— Task to complete —
Write out the listing, please, but only from its first line through the line containing "const yTicks = [-20,-10,0,10,20,30,40];", exactly as given and without pictures.

• • • •

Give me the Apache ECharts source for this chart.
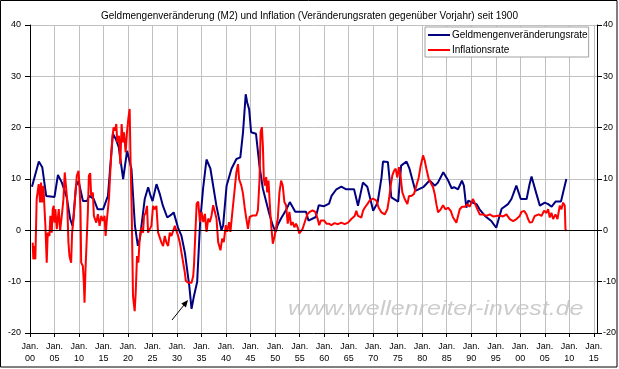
<!DOCTYPE html>
<html>
<head>
<meta charset="utf-8">
<script src="https://cdn.jsdelivr.net/npm/echarts@6/dist/echarts.min.js"></script>
<style>
html,body{margin:0;padding:0;background:#fff;}
#chart{width:619px;height:369px;}
</style>
</head>
<body>
<div id="chart"></div>
<script>
// ---- data ----
const titleText = 'Geldmengenveränderung (M2) und Inflation (Veränderungsraten gegenüber Vorjahr) seit 1900';
const seriesNames = ['Geldmengenveränderungsrate', 'Inflationsrate'];
const xTickYears = [1900,1905,1910,1915,1920,1925,1930,1935,1940,1945,1950,1955,1960,1965,1970,1975,1980,1985,1990,1995,2000,2005,2010,2015];
const xTickLabels = ['00','05','10','15','20','25','30','35','40','45','50','55','60','65','70','75','80','85','90','95','00','05','10','15'];
const yTicks = [-20,-10,0,10,20,30,40];

const m2Years = [1900.4,1901.8,1902.5,1903.3,1905.0,1905.7,1906.5,1907.5,1908.2,1908.7,1909.4,1909.9,1910.8,1911.6,1912.1,1913.0,1913.8,1914.9,1915.9,1916.9,1917.5,1918.1,1919.0,1919.8,1920.7,1921.4,1922.0,1922.4,1923.4,1924.1,1924.6,1925.0,1925.8,1926.5,1927.1,1928.0,1928.9,1929.3,1930.2,1930.9,1931.6,1932.5,1932.95,1933.4,1934.1,1934.7,1935.3,1936.0,1936.8,1938.0,1939.05,1939.4,1940.1,1941.1,1942.1,1942.9,1943.45,1944.0,1944.3,1944.7,1945.1,1946.1,1946.8,1947.5,1948.7,1949.5,1950.1,1950.5,1951.2,1952.2,1953.0,1954.1,1956.3,1956.8,1958.3,1958.9,1960.0,1961.0,1961.5,1962.5,1963.5,1964.5,1966.1,1966.9,1967.9,1968.8,1970.0,1970.9,1971.7,1972.0,1973.0,1973.7,1975.1,1975.7,1976.8,1977.4,1978.6,1980.2,1981.5,1982.6,1983.2,1984.3,1985.3,1986.0,1986.5,1987.3,1988.1,1988.5,1989.0,1989.4,1990.2,1991.1,1991.7,1992.8,1994.1,1995.1,1995.6,1996.2,1997.5,1998.2,1999.2,2000.1,2001.3,2001.9,2002.3,2003.3,2004.0,2005.0,2005.7,2006.4,2007.2,2008.3,2009.4];
const m2Values = [8.5,13.4,12.3,6.7,6.5,10.8,9.3,6.4,2.2,0.8,8.7,9.6,5.7,5.7,6.7,6.1,4.1,4.1,6.7,18.8,17.8,16.2,10.0,15.5,11.9,0.9,-3.0,-1.7,6.1,8.4,6.7,5.7,9.0,7.0,4.8,2.5,3.1,3.5,0.5,-1.1,-4.4,-10.9,-15.3,-13.0,-10.0,1.6,8.1,13.8,12.0,4.9,0.0,1.0,8.7,12.0,13.9,14.2,19.1,26.5,24.9,23.6,19.1,18.8,12.6,8.1,3.6,1.0,-0.3,1.0,2.3,3.9,5.5,3.6,3.6,1.9,2.6,4.9,4.7,5.2,6.7,8.0,8.5,8.0,8.0,4.8,9.3,8.5,3.8,5.4,10.3,13.4,13.3,6.4,5.6,12.6,13.4,12.0,7.7,8.4,9.7,8.7,9.3,11.3,9.7,8.2,8.4,8.0,9.7,8.7,4.4,5.8,5.4,5.1,4.1,2.8,1.8,0.5,2.2,4.2,5.1,6.1,8.7,6.1,6.1,9.0,10.5,7.1,4.8,5.4,5.1,4.6,5.6,5.6,10.0];

const cpiYears = [1900.55,1900.68,1900.89,1901.09,1901.36,1901.77,1902.05,1902.25,1902.46,1902.73,1902.93,1903.14,1903.41,1903.62,1903.96,1904.16,1904.43,1904.64,1904.84,1904.98,1905.18,1905.46,1905.66,1905.87,1906.14,1906.55,1906.82,1907.09,1907.37,1907.57,1907.84,1908.05,1908.39,1908.59,1908.94,1909.21,1909.55,1909.89,1910.10,1910.30,1910.44,1910.78,1910.98,1911.12,1911.32,1911.60,1911.80,1912.01,1912.28,1912.48,1912.82,1913.03,1913.30,1913.51,1913.85,1914.19,1914.53,1914.87,1915.21,1915.42,1915.69,1916.10,1916.44,1916.78,1917.05,1917.33,1917.60,1917.80,1918.14,1918.42,1918.69,1918.96,1919.17,1919.51,1919.78,1920.05,1920.33,1920.53,1920.74,1921.01,1921.35,1921.56,1921.83,1922.10,1922.37,1922.71,1923.06,1923.26,1923.60,1923.87,1924.08,1924.42,1924.76,1925.10,1925.44,1925.78,1926.13,1926.47,1926.81,1927.15,1927.49,1927.83,1928.17,1928.51,1928.85,1929.20,1929.54,1929.88,1930.22,1930.56,1930.90,1931.24,1931.58,1931.79,1932.27,1932.61,1932.95,1933.29,1933.45,1933.65,1933.99,1934.32,1934.66,1935.0,1935.34,1935.68,1936.01,1936.35,1936.69,1937.03,1937.36,1937.70,1938.04,1938.38,1938.85,1939.19,1939.53,1939.93,1940.20,1940.61,1940.88,1941.28,1941.76,1942.09,1942.43,1942.64,1943.11,1943.45,1943.78,1944.12,1944.46,1944.80,1945.14,1945.47,1946.15,1946.49,1946.82,1947.03,1947.30,1947.50,1947.70,1947.91,1948.18,1948.38,1948.65,1948.92,1949.19,1949.53,1949.86,1950.20,1950.54,1950.88,1951.22,1951.55,1951.89,1952.23,1952.57,1952.91,1953.24,1953.58,1953.92,1954.26,1954.59,1954.93,1955.27,1955.61,1955.95,1956.28,1956.62,1957.09,1957.64,1958.18,1958.65,1958.99,1959.32,1959.66,1960.0,1960.47,1961.01,1961.46,1962.14,1962.82,1963.50,1964.18,1964.86,1965.54,1966.22,1966.56,1966.90,1967.24,1967.59,1967.93,1968.27,1968.81,1969.29,1969.97,1970.65,1971.12,1971.67,1972.35,1972.89,1973.23,1973.57,1973.91,1974.25,1974.59,1974.93,1975.27,1975.61,1975.95,1976.43,1976.97,1977.31,1977.79,1978.33,1978.81,1979.29,1979.69,1980.17,1980.51,1980.85,1981.33,1981.73,1982.21,1982.55,1982.89,1983.23,1983.78,1984.25,1984.73,1985.27,1985.82,1986.29,1986.97,1987.31,1987.65,1988.13,1988.67,1989.22,1989.69,1990.03,1990.37,1990.71,1991.26,1991.73,1992.41,1993.10,1993.78,1994.46,1995.14,1995.82,1996.50,1997.18,1997.86,1998.54,1999.22,1999.90,2000.24,2000.78,2001.26,2001.60,2001.94,2002.41,2002.96,2003.30,2003.78,2004.32,2004.86,2005.34,2005.68,2006.02,2006.36,2006.70,2007.18,2007.59,2008.06,2008.40,2008.74,2009.08,2009.22,2009.42];
const cpiValues = [-2.4,-5.65,-3.05,-5.65,6.07,9.0,5.42,9.32,5.42,8.67,4.77,0.86,-6.3,-0.44,-1.09,2.81,-0.44,4.12,4.77,1.51,4.12,0.21,2.16,4.12,-0.12,3.46,6.07,11.28,11.41,6.07,-2.4,-5.0,-6.3,-0.44,2.81,6.72,10.63,11.6,8.67,4.12,-6.3,-6.95,-10.2,-14.1,-7.6,-1.09,3.46,10.63,11.15,6.72,7.37,2.81,3.14,1.51,3.14,0.86,2.81,1.83,2.81,-1.09,2.16,6.07,12.58,17.79,20.07,19.42,20.72,17.14,18.44,12.9,20.72,17.14,19.09,15.18,19.09,21.7,23.65,12.58,4.12,-12.81,-15.74,-12.16,-5.0,-6.3,-1.74,0.54,-0.44,2.81,3.46,4.77,-0.44,-0.77,0.86,4.77,4.12,4.77,-0.44,-0.44,-2.4,-3.05,-1.09,-2.4,-3.05,-0.44,-1.09,-0.12,0.86,-0.12,-1.09,-2.4,-4.35,-6.3,-8.25,-9.88,-10.2,-9.88,-10.2,-8.9,-6.8,-2.3,5.2,5.6,1.6,3.6,1.6,3.2,-0.3,2.3,1.6,2.9,4.9,3.6,2.3,-2.3,-3.9,-1.6,-2.3,1.0,-0.3,1.6,-0.3,3.6,8.1,11.3,12.9,10.0,8.7,7.1,4.5,2.3,0.3,2.6,2.3,2.9,2.9,3.9,10.0,19.1,20.1,16.5,10.0,8.7,10.4,7.4,9.7,4.9,1.0,-2.6,-1.3,-1.0,2.3,7.4,9.7,8.7,5.5,4.9,1.3,3.6,1.0,1.6,0.6,1.3,0.6,-0.6,-0.3,0.3,0.6,2.3,3.2,3.6,3.9,3.6,2.3,1.0,1.9,1.6,1.9,1.3,1.3,1.0,1.4,1.2,1.5,1.2,1.5,2.2,2.8,3.8,2.8,3.1,2.5,3.8,4.4,5.1,5.8,6.2,5.8,4.4,3.5,3.1,4.1,6.1,8.7,10.7,11.6,12.0,10.3,12.3,10.3,7.4,6.1,5.1,6.7,6.7,7.1,8.7,10.3,12.6,14.6,13.6,12.0,10.0,10.3,8.4,7.1,5.1,3.5,4.1,4.9,4.1,4.4,3.8,2.5,1.5,1.8,4.1,4.6,4.6,5.1,4.6,5.4,6.1,5.8,4.1,3.1,3.1,2.8,3.1,2.7,2.8,2.9,2.7,3.1,2.2,1.8,2.2,2.8,3.6,3.8,3.1,2.2,1.5,1.6,2.8,2.5,3.1,2.8,3.8,3.4,4.1,2.5,3.4,2.2,3.1,2.2,4.8,4.1,5.4,4.8,0.2,-0.1];

const watermark = 'www.wellenreiter-invest.de';

// ---- chart ----
const chart = echarts.init(document.getElementById('chart'), null, {renderer: 'canvas'});
const FONT = '"Liberation Sans", Arial, sans-serif';
const pair = (xs, ys) => xs.map((x, i) => [x, ys[i]]);

function xLabel(v) {
  const idx = xTickYears.findIndex(t => Math.abs(t - v) < 1e-6);
  return idx < 0 ? '' : 'Jan.\n' + xTickLabels[idx];
}

const option = {
  animation: false,
  backgroundColor: '#ffffff',
  textStyle: {fontFamily: FONT},
  title: {
    text: titleText, left: 'center', top: 6,
    textStyle: {fontSize: 10, fontWeight: 'normal', color: '#000', fontFamily: FONT}
  },
  legend: {
    left: 425, top: 27, orient: 'vertical',
    backgroundColor: '#fff', borderColor: '#a0a0a0', borderWidth: 1,
    padding: [3, 1, 2, 3], itemGap: 5, itemWidth: 22, itemHeight: 2,
    icon: 'rect',
    textStyle: {fontSize: 10, color: '#000', fontFamily: FONT, padding: [0,0,0,-3]},
    data: seriesNames
  },
  grid: {left: 30, right: 20, top: 25, bottom: 36, containLabel: false},
  xAxis: {
    type: 'value', min: 1900, max: 2015.65, interval: 5,
    axisLine: {show: true, onZero: false, lineStyle: {color: '#000', width: 1}},
    axisTick: {show: true, length: 4, lineStyle: {color: '#000'}},
    axisLabel: {formatter: xLabel, fontSize: 9, color: '#000', lineHeight: 12, margin: 8, fontFamily: FONT, showMaxLabel: false},
    splitLine: {show: true, lineStyle: {color: '#c0c0c0', width: 1}}
  },
  yAxis: [{
    type: 'value', min: yTicks[0], max: yTicks[yTicks.length - 1], interval: 10, position: 'left',
    axisLine: {show: true, lineStyle: {color: '#000'}},
    axisTick: {show: true, length: 5, lineStyle: {color: '#000'}},
    axisLabel: {fontSize: 9, color: '#000', margin: 9, fontFamily: FONT},
    splitLine: {show: true, lineStyle: {color: '#c0c0c0', width: 1}}
  }, {
    type: 'value', min: yTicks[0], max: yTicks[yTicks.length - 1], interval: 10, position: 'right',
    axisLine: {show: true, lineStyle: {color: '#000'}},
    axisTick: {show: true, length: 5, lineStyle: {color: '#000'}},
    axisLabel: {fontSize: 9, color: '#000', margin: 6, fontFamily: FONT},
    splitLine: {show: false}
  }],
  series: [{
    name: seriesNames[0], type: 'line', data: pair(m2Years, m2Values),
    showSymbol: false, symbol: 'none', color: '#000080',
    lineStyle: {color: '#000080', width: 2},
    markLine: {
      silent: true, symbol: 'none', label: {show: false},
      lineStyle: {color: '#000', width: 1, type: 'solid'},
      data: [{yAxis: 0}]
    },
    z: 2
  }, {
    name: seriesNames[1], type: 'line', data: pair(cpiYears, cpiValues),
    showSymbol: false, symbol: 'none', color: '#ff0000',
    lineStyle: {color: '#ff0000', width: 2},
    z: 3
  }],
  graphic: [{
    type: 'text', left: 288, top: 299, z: -10, scaleX: 1.25,
    style: {text: watermark, font: 'italic 20px "Liberation Sans", Arial, sans-serif', fill: '#cccccc'}
  }, {
    type: 'line', z: 10,
    shape: {x1: 172, y1: 320, x2: 184, y2: 305},
    style: {stroke: '#000', lineWidth: 1}
  }, {
    type: 'polygon', z: 10,
    shape: {points: [[188, 300], [185.9, 307.4], [181.3, 303.6]]},
    style: {fill: '#000'}
  }, {
    type: 'rect', z: 20, silent: true,
    shape: {x: 0.5, y: 0.5, width: 616.5, height: 366.5},
    style: {fill: 'none', stroke: '#000', lineWidth: 1}
  }]
};
chart.setOption(option);
</script>
</body>
</html>
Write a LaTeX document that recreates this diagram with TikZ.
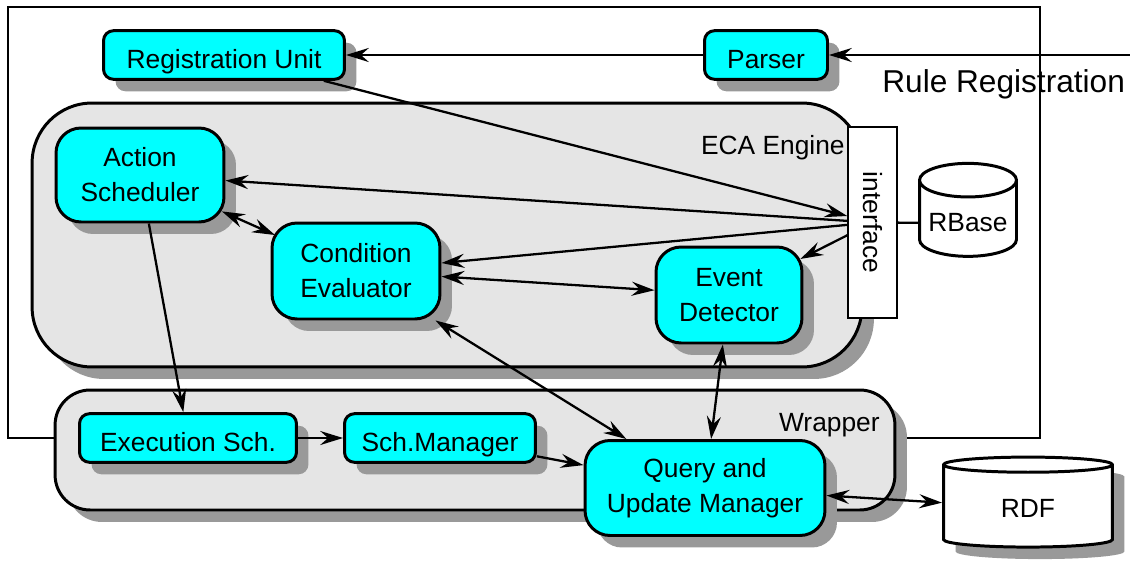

• • • •

— Task solution —
Give me the Apache ECharts source for this chart.
<!DOCTYPE html>
<html>
<head>
<meta charset="utf-8">
<script src="https://cdn.jsdelivr.net/npm/echarts@6/dist/echarts.min.js"></script>
<style>
html,body{margin:0;padding:0;background:#fff;}
#chart{width:619px;height:369px;}
</style>
</head>
<body>
<div id="chart"></div>
<script>
// ---- data ----
const titleText = 'Geldmengenveränderung (M2) und Inflation (Veränderungsraten gegenüber Vorjahr) seit 1900';
const seriesNames = ['Geldmengenveränderungsrate', 'Inflationsrate'];
const xTickYears = [1900,1905,1910,1915,1920,1925,1930,1935,1940,1945,1950,1955,1960,1965,1970,1975,1980,1985,1990,1995,2000,2005,2010,2015];
const xTickLabels = ['00','05','10','15','20','25','30','35','40','45','50','55','60','65','70','75','80','85','90','95','00','05','10','15'];
const yTicks = [-20,-10,0,10,20,30,40];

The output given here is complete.